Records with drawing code
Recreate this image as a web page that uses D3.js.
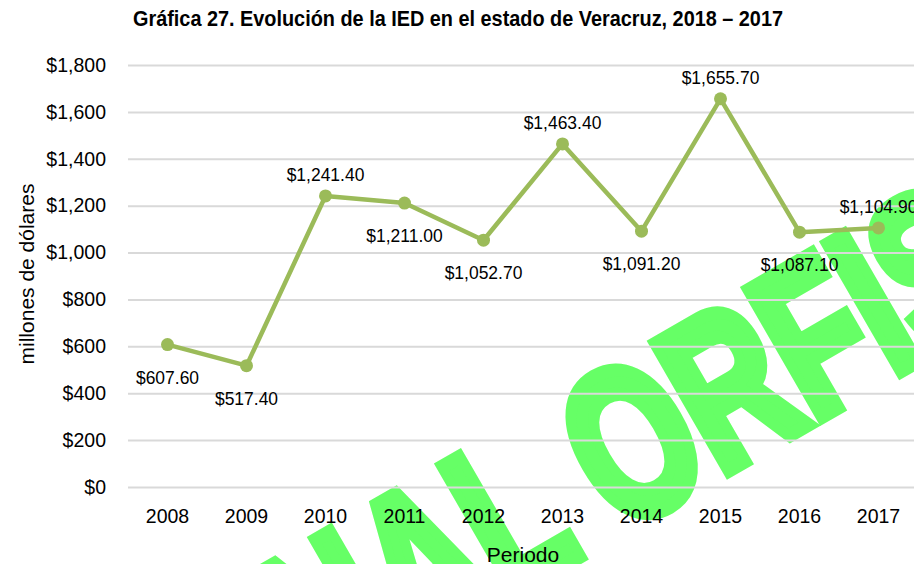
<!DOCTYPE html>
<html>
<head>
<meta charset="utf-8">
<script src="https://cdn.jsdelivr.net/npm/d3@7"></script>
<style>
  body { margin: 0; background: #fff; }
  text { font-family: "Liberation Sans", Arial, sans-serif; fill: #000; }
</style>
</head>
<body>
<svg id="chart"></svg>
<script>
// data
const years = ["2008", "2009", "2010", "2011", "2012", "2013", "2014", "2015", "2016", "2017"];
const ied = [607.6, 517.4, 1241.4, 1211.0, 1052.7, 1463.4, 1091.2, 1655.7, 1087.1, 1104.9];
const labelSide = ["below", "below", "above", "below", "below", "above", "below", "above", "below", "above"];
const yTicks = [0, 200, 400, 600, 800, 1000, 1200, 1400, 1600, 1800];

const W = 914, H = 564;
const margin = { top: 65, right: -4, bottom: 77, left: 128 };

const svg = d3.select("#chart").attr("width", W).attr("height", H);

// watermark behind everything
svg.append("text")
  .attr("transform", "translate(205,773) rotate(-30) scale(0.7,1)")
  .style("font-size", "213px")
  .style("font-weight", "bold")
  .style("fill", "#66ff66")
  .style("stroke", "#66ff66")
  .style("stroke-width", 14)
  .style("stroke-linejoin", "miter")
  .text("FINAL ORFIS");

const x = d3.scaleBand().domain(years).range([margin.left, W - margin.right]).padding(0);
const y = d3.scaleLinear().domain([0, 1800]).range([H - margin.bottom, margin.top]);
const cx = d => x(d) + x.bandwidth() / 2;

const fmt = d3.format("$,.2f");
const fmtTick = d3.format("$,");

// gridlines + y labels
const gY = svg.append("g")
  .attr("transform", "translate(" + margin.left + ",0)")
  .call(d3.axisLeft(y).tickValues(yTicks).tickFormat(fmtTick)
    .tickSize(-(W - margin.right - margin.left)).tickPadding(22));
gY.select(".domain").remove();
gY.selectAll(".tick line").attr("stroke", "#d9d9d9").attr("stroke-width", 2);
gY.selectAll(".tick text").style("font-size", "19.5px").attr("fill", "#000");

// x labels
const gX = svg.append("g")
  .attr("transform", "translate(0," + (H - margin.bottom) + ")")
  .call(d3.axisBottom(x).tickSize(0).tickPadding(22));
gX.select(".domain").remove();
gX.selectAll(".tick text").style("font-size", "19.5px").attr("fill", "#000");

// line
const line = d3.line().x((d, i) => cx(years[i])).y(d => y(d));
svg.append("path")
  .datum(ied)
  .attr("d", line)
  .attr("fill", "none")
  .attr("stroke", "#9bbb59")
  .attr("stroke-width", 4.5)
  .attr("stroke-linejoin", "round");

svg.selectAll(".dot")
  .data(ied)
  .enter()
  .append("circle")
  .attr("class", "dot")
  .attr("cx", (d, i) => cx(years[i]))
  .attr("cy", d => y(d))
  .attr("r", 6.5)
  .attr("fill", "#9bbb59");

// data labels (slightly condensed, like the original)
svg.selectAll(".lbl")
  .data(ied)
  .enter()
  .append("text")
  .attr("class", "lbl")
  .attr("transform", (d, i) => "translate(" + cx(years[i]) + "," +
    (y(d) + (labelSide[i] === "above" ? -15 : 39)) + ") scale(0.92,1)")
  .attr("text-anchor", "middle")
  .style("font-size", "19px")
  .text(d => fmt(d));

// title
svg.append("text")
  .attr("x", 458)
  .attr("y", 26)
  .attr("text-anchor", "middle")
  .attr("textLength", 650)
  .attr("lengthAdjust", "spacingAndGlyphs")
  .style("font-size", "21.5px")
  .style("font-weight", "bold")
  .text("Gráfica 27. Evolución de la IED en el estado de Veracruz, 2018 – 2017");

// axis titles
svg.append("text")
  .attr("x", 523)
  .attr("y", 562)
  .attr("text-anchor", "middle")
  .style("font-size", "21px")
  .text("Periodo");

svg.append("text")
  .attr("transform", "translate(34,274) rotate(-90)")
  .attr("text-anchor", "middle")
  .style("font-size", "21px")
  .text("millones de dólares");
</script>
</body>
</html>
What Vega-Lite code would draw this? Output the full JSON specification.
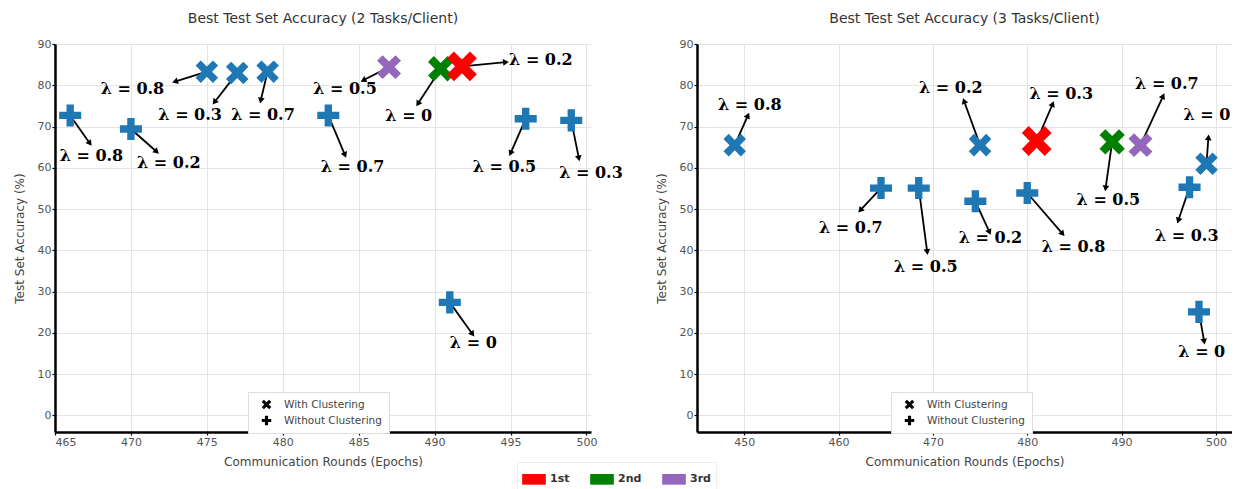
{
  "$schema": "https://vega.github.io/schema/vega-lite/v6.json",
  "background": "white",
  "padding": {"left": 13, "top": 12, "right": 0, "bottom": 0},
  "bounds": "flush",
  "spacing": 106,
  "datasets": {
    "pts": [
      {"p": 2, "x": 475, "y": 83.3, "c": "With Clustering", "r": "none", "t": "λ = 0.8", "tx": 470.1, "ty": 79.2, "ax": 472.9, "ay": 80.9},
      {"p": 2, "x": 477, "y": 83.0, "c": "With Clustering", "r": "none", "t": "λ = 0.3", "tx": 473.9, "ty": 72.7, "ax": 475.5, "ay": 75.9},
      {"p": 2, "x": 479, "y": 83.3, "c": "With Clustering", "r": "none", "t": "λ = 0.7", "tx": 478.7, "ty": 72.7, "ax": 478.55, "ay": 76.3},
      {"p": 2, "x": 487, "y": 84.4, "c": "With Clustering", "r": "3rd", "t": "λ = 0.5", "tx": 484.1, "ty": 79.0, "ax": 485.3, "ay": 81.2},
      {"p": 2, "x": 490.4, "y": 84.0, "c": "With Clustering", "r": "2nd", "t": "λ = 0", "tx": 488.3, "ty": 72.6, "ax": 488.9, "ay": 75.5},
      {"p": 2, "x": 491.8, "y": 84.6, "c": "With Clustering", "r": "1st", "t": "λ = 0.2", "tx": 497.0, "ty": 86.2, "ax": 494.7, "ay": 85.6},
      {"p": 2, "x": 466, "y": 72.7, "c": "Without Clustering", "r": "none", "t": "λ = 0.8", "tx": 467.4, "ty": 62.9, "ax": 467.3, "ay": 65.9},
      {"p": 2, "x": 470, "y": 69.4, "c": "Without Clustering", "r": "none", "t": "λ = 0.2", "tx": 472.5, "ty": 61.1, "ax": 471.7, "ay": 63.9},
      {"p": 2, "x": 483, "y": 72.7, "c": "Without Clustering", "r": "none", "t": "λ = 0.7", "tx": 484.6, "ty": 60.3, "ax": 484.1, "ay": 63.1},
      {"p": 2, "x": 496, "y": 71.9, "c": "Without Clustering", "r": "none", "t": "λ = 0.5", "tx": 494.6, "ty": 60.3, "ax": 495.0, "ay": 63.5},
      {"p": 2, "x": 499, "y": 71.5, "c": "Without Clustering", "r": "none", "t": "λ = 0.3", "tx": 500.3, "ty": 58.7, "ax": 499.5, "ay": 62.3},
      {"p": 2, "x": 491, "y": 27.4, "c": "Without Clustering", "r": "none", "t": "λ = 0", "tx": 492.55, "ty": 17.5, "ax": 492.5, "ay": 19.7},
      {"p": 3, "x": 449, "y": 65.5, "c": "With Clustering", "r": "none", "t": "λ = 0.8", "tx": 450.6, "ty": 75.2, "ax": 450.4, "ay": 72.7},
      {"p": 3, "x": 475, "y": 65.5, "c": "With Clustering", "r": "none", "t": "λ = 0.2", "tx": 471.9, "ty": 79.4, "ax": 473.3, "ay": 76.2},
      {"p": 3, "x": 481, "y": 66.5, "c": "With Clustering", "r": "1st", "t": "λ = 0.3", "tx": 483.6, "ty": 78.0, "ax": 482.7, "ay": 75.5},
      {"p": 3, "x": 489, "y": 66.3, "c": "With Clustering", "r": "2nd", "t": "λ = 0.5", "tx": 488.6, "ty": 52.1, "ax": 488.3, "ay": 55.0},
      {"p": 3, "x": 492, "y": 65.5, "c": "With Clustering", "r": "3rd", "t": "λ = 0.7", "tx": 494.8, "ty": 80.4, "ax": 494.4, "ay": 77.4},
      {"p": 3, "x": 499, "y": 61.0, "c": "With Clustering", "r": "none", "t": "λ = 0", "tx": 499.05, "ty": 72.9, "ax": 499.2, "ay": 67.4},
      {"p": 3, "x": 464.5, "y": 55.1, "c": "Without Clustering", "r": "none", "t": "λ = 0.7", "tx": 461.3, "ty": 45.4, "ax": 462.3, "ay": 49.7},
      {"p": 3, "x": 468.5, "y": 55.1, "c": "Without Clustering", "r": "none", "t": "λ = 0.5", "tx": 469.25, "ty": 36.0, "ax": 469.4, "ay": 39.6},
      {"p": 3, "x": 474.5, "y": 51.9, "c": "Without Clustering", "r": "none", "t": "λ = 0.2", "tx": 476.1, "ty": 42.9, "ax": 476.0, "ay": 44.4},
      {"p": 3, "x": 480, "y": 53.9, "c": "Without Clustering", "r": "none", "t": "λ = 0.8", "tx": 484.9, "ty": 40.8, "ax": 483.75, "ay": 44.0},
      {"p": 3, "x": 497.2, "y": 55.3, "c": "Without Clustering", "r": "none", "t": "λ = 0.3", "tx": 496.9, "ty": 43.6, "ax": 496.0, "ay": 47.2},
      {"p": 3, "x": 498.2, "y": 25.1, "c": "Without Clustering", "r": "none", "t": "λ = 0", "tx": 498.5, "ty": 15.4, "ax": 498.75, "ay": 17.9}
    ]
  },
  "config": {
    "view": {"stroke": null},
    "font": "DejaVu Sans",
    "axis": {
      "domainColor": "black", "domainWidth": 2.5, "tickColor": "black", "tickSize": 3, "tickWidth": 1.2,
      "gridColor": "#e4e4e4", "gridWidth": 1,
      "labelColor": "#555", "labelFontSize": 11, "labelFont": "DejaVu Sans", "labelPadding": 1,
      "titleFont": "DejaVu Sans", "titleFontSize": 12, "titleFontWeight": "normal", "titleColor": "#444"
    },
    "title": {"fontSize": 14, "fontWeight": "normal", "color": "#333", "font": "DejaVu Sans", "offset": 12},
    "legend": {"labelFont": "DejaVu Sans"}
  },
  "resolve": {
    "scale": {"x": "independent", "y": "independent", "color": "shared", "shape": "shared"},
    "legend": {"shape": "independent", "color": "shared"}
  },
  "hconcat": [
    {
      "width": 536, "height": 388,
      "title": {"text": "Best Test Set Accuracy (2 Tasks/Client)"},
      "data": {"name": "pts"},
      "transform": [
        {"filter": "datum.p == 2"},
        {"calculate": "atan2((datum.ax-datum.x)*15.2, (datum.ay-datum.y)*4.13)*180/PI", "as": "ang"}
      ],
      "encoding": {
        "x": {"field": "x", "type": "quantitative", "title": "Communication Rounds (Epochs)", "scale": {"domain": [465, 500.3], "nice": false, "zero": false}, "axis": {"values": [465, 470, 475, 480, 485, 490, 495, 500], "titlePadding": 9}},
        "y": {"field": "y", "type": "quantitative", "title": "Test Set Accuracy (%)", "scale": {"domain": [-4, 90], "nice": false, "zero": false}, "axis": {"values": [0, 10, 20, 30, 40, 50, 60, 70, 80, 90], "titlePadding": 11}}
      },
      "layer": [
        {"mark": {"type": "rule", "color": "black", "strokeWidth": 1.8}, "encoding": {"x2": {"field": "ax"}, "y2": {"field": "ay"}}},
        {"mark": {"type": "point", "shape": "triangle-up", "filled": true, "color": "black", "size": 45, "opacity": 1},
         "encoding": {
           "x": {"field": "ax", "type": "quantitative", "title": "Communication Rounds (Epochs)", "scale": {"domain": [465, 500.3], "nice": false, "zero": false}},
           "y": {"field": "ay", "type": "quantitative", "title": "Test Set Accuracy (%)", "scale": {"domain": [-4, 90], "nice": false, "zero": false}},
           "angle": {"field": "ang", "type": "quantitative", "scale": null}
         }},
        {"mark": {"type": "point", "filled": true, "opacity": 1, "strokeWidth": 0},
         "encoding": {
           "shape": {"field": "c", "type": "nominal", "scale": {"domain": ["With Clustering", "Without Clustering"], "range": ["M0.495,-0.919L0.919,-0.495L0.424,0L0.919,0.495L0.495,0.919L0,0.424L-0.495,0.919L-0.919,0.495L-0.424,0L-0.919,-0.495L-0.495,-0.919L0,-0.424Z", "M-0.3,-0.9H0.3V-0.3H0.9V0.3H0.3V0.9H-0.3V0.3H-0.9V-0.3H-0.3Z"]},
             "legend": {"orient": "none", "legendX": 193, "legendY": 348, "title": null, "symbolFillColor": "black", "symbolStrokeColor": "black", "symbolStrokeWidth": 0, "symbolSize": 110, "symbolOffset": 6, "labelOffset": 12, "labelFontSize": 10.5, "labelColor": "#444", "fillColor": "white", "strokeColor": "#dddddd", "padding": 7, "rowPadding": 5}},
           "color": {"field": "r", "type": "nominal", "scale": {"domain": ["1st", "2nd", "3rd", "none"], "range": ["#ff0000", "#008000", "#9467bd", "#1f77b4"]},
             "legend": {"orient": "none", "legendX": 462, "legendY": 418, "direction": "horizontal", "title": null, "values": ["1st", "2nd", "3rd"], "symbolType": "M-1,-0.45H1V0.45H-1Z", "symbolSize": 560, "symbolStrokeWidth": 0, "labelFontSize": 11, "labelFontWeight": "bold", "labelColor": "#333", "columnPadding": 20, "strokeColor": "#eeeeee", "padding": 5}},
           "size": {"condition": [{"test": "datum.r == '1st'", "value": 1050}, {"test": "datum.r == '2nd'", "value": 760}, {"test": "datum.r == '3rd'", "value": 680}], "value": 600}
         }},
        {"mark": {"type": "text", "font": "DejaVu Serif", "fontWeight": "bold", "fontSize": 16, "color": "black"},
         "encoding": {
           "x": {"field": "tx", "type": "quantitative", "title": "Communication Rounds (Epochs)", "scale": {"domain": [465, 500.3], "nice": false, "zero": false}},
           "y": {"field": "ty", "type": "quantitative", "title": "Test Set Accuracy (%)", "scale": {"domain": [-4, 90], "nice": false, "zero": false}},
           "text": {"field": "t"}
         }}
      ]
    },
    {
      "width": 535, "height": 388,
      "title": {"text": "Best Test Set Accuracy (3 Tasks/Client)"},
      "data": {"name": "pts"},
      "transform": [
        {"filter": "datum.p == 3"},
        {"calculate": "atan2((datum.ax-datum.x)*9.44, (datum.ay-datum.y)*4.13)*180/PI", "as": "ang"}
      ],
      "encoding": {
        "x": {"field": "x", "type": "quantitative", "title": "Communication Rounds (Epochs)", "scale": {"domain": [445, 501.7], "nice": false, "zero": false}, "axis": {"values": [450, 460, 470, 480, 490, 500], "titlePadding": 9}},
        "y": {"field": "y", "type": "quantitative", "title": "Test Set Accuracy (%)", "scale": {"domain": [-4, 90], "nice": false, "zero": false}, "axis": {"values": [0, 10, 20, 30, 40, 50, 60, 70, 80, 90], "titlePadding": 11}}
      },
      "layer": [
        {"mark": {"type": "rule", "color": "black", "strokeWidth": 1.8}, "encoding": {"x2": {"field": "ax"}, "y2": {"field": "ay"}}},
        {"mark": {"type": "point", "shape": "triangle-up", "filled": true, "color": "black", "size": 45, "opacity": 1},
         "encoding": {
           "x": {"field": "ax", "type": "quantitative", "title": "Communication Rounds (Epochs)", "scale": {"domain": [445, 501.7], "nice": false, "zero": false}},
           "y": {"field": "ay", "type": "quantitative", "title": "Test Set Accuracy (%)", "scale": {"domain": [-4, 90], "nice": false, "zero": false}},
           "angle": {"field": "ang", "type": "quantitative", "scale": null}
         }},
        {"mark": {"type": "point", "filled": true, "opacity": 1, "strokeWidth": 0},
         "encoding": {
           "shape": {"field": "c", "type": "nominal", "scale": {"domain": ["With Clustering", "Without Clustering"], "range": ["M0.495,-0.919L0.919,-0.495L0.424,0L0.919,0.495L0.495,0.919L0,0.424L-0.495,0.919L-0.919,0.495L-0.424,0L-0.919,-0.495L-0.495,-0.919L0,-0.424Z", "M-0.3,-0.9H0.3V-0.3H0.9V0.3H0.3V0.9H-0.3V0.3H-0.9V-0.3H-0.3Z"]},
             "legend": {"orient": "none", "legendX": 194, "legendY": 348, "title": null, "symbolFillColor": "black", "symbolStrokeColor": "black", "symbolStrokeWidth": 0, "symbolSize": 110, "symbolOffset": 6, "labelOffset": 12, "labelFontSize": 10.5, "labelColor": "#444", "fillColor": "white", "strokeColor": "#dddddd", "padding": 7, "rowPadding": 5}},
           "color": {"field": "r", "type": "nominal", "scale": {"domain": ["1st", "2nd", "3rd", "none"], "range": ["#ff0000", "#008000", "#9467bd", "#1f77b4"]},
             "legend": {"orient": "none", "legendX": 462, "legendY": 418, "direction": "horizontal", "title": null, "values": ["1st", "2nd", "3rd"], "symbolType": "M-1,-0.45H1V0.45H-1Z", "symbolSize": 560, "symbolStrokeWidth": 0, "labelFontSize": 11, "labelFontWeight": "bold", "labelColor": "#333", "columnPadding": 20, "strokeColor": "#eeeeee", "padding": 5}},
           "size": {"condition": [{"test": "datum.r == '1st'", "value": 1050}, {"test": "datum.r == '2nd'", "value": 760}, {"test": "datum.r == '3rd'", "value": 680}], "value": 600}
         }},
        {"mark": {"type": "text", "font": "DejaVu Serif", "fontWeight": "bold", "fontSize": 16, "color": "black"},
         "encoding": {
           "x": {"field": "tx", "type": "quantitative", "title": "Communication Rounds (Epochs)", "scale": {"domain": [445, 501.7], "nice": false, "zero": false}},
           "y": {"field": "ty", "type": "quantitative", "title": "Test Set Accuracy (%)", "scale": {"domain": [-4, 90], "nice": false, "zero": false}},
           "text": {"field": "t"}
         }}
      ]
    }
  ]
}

__Exercise aim__
Identify the lines above with the word "this". Copy them.

__Exercise response__
Recreate this image as a web page that uses D3.js.
What Vega-Lite code would draw this? Output the full JSON specification.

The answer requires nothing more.